§ EXERCISE DIRECTIONS: Every line below should be repeated exactly.

§ INFORMATION PROVIDED:
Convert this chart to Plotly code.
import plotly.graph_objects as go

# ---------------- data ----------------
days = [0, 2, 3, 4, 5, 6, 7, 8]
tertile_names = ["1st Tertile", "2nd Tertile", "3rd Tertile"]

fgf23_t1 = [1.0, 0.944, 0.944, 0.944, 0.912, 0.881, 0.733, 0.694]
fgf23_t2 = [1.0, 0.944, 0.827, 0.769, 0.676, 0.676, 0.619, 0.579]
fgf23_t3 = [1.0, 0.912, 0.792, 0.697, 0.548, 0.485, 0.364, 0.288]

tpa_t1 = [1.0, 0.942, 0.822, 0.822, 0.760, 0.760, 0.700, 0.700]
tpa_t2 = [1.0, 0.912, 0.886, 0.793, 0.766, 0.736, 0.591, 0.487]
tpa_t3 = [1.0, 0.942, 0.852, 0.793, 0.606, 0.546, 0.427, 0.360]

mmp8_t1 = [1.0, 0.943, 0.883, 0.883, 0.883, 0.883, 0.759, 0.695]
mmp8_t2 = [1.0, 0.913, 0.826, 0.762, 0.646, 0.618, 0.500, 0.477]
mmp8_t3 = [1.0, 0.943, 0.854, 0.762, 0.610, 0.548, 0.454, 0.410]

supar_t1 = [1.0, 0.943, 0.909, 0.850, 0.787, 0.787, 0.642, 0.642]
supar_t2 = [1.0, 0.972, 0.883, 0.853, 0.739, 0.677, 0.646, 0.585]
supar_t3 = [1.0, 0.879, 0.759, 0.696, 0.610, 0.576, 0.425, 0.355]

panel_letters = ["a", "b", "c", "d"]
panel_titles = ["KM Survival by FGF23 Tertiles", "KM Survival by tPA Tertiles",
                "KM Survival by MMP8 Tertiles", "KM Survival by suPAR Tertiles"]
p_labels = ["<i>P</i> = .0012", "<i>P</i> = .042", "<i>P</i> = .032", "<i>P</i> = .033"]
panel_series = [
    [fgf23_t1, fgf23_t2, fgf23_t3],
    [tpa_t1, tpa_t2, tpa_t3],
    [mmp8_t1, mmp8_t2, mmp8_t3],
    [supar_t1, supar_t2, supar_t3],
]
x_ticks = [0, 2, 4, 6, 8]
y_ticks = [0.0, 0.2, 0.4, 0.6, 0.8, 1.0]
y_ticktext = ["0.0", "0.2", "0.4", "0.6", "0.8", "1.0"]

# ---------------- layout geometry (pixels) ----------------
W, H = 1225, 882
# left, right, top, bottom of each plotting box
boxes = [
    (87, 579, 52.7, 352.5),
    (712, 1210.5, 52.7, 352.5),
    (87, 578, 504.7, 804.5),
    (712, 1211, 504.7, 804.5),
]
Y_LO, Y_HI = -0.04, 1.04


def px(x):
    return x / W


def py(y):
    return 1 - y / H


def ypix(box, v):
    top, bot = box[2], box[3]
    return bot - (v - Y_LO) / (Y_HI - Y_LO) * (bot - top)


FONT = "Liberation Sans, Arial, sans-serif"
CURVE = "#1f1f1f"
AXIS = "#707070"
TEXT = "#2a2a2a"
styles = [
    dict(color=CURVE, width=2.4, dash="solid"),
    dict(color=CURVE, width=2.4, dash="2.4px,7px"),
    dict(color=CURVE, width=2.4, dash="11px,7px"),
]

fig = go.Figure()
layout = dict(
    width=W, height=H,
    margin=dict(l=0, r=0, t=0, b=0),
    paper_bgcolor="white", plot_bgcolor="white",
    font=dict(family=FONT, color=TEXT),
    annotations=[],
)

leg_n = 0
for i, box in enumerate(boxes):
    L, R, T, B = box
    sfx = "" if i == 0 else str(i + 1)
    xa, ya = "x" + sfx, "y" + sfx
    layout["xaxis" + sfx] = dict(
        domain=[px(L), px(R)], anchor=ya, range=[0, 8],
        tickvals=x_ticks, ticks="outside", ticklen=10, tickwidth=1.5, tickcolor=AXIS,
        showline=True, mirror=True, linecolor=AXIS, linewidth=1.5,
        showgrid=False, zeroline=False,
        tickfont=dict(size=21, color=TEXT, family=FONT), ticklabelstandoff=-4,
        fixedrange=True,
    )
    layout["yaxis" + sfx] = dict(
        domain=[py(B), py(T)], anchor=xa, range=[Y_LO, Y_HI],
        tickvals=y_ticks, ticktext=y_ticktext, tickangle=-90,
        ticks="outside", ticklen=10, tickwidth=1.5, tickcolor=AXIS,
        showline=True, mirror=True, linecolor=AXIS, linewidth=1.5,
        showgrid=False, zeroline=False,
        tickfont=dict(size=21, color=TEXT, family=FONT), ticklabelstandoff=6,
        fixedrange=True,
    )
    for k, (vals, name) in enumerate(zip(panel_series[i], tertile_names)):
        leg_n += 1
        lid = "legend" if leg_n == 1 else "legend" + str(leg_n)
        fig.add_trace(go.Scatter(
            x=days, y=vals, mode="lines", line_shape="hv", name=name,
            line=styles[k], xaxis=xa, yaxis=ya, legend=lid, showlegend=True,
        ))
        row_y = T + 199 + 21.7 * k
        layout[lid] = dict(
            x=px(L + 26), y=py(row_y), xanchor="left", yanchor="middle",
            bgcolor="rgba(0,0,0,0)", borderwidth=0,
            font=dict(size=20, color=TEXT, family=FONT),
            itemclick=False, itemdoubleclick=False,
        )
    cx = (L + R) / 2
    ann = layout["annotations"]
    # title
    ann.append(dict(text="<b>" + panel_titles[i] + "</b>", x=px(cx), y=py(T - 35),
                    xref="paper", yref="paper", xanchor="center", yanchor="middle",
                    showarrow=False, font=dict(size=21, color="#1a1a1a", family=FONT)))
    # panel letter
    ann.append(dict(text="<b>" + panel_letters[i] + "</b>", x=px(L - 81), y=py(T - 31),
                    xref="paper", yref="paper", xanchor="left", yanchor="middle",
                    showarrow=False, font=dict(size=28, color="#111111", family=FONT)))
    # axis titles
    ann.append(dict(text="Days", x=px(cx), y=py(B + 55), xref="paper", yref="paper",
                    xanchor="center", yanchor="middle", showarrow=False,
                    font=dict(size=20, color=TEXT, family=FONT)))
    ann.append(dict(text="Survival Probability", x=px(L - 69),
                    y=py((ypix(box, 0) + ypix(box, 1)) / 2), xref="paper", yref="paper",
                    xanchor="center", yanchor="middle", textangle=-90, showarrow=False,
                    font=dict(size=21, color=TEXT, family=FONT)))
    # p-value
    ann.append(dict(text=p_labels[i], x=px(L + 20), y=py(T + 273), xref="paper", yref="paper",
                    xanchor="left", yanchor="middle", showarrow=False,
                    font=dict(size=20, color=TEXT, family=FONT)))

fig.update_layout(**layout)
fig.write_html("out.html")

§ SOLUTION FOR THIS TASK:
Convert this chart to Plotly code.
import plotly.graph_objects as go

# ---------------- data ----------------
days = [0, 2, 3, 4, 5, 6, 7, 8]
tertile_names = ["1st Tertile", "2nd Tertile", "3rd Tertile"]

fgf23_t1 = [1.0, 0.944, 0.944, 0.944, 0.912, 0.881, 0.733, 0.694]
fgf23_t2 = [1.0, 0.944, 0.827, 0.769, 0.676, 0.676, 0.619, 0.579]
fgf23_t3 = [1.0, 0.912, 0.792, 0.697, 0.548, 0.485, 0.364, 0.288]

tpa_t1 = [1.0, 0.942, 0.822, 0.822, 0.760, 0.760, 0.700, 0.700]
tpa_t2 = [1.0, 0.912, 0.886, 0.793, 0.766, 0.736, 0.591, 0.487]
tpa_t3 = [1.0, 0.942, 0.852, 0.793, 0.606, 0.546, 0.427, 0.360]

mmp8_t1 = [1.0, 0.943, 0.883, 0.883, 0.883, 0.883, 0.759, 0.695]
mmp8_t2 = [1.0, 0.913, 0.826, 0.762, 0.646, 0.618, 0.500, 0.477]
mmp8_t3 = [1.0, 0.943, 0.854, 0.762, 0.610, 0.548, 0.454, 0.410]

supar_t1 = [1.0, 0.943, 0.909, 0.850, 0.787, 0.787, 0.642, 0.642]
supar_t2 = [1.0, 0.972, 0.883, 0.853, 0.739, 0.677, 0.646, 0.585]
supar_t3 = [1.0, 0.879, 0.759, 0.696, 0.610, 0.576, 0.425, 0.355]

panel_letters = ["a", "b", "c", "d"]
panel_titles = ["KM Survival by FGF23 Tertiles", "KM Survival by tPA Tertiles",
                "KM Survival by MMP8 Tertiles", "KM Survival by suPAR Tertiles"]
p_labels = ["<i>P</i> = .0012", "<i>P</i> = .042", "<i>P</i> = .032", "<i>P</i> = .033"]
panel_series = [
    [fgf23_t1, fgf23_t2, fgf23_t3],
    [tpa_t1, tpa_t2, tpa_t3],
    [mmp8_t1, mmp8_t2, mmp8_t3],
    [supar_t1, supar_t2, supar_t3],
]
x_ticks = [0, 2, 4, 6, 8]
y_ticks = [0.0, 0.2, 0.4, 0.6, 0.8, 1.0]
y_ticktext = ["0.0", "0.2", "0.4", "0.6", "0.8", "1.0"]

# ---------------- layout geometry (pixels) ----------------
W, H = 1225, 882
# left, right, top, bottom of each plotting box
boxes = [
    (87, 579, 52.7, 352.5),
    (712, 1210.5, 52.7, 352.5),
    (87, 578, 504.7, 804.5),
    (712, 1211, 504.7, 804.5),
]
Y_LO, Y_HI = -0.04, 1.04


def px(x):
    return x / W


def py(y):
    return 1 - y / H


def ypix(box, v):
    top, bot = box[2], box[3]
    return bot - (v - Y_LO) / (Y_HI - Y_LO) * (bot - top)


FONT = "Liberation Sans, Arial, sans-serif"
CURVE = "#1f1f1f"
AXIS = "#707070"
TEXT = "#2a2a2a"
styles = [
    dict(color=CURVE, width=2.4, dash="solid"),
    dict(color=CURVE, width=2.4, dash="2.4px,7px"),
    dict(color=CURVE, width=2.4, dash="11px,7px"),
]

fig = go.Figure()
layout = dict(
    width=W, height=H,
    margin=dict(l=0, r=0, t=0, b=0),
    paper_bgcolor="white", plot_bgcolor="white",
    font=dict(family=FONT, color=TEXT),
    annotations=[],
)

leg_n = 0
for i, box in enumerate(boxes):
    L, R, T, B = box
    sfx = "" if i == 0 else str(i + 1)
    xa, ya = "x" + sfx, "y" + sfx
    layout["xaxis" + sfx] = dict(
        domain=[px(L), px(R)], anchor=ya, range=[0, 8],
        tickvals=x_ticks, ticks="outside", ticklen=10, tickwidth=1.5, tickcolor=AXIS,
        showline=True, mirror=True, linecolor=AXIS, linewidth=1.5,
        showgrid=False, zeroline=False,
        tickfont=dict(size=21, color=TEXT, family=FONT), ticklabelstandoff=-4,
        fixedrange=True,
    )
    layout["yaxis" + sfx] = dict(
        domain=[py(B), py(T)], anchor=xa, range=[Y_LO, Y_HI],
        tickvals=y_ticks, ticktext=y_ticktext, tickangle=-90,
        ticks="outside", ticklen=10, tickwidth=1.5, tickcolor=AXIS,
        showline=True, mirror=True, linecolor=AXIS, linewidth=1.5,
        showgrid=False, zeroline=False,
        tickfont=dict(size=21, color=TEXT, family=FONT), ticklabelstandoff=6,
        fixedrange=True,
    )
    for k, (vals, name) in enumerate(zip(panel_series[i], tertile_names)):
        leg_n += 1
        lid = "legend" if leg_n == 1 else "legend" + str(leg_n)
        fig.add_trace(go.Scatter(
            x=days, y=vals, mode="lines", line_shape="hv", name=name,
            line=styles[k], xaxis=xa, yaxis=ya, legend=lid, showlegend=True,
        ))
        row_y = T + 199 + 21.7 * k
        layout[lid] = dict(
            x=px(L + 26), y=py(row_y), xanchor="left", yanchor="middle",
            bgcolor="rgba(0,0,0,0)", borderwidth=0,
            font=dict(size=20, color=TEXT, family=FONT),
            itemclick=False, itemdoubleclick=False,
        )
    cx = (L + R) / 2
    ann = layout["annotations"]
    # title
    ann.append(dict(text="<b>" + panel_titles[i] + "</b>", x=px(cx), y=py(T - 35),
                    xref="paper", yref="paper", xanchor="center", yanchor="middle",
                    showarrow=False, font=dict(size=21, color="#1a1a1a", family=FONT)))
    # panel letter
    ann.append(dict(text="<b>" + panel_letters[i] + "</b>", x=px(L - 81), y=py(T - 31),
                    xref="paper", yref="paper", xanchor="left", yanchor="middle",
                    showarrow=False, font=dict(size=28, color="#111111", family=FONT)))
    # axis titles
    ann.append(dict(text="Days", x=px(cx), y=py(B + 55), xref="paper", yref="paper",
                    xanchor="center", yanchor="middle", showarrow=False,
                    font=dict(size=20, color=TEXT, family=FONT)))
    ann.append(dict(text="Survival Probability", x=px(L - 69),
                    y=py((ypix(box, 0) + ypix(box, 1)) / 2), xref="paper", yref="paper",
                    xanchor="center", yanchor="middle", textangle=-90, showarrow=False,
                    font=dict(size=21, color=TEXT, family=FONT)))
    # p-value
    ann.append(dict(text=p_labels[i], x=px(L + 20), y=py(T + 273), xref="paper", yref="paper",
                    xanchor="left", yanchor="middle", showarrow=False,
                    font=dict(size=20, color=TEXT, family=FONT)))

fig.update_layout(**layout)
fig.write_html("out.html")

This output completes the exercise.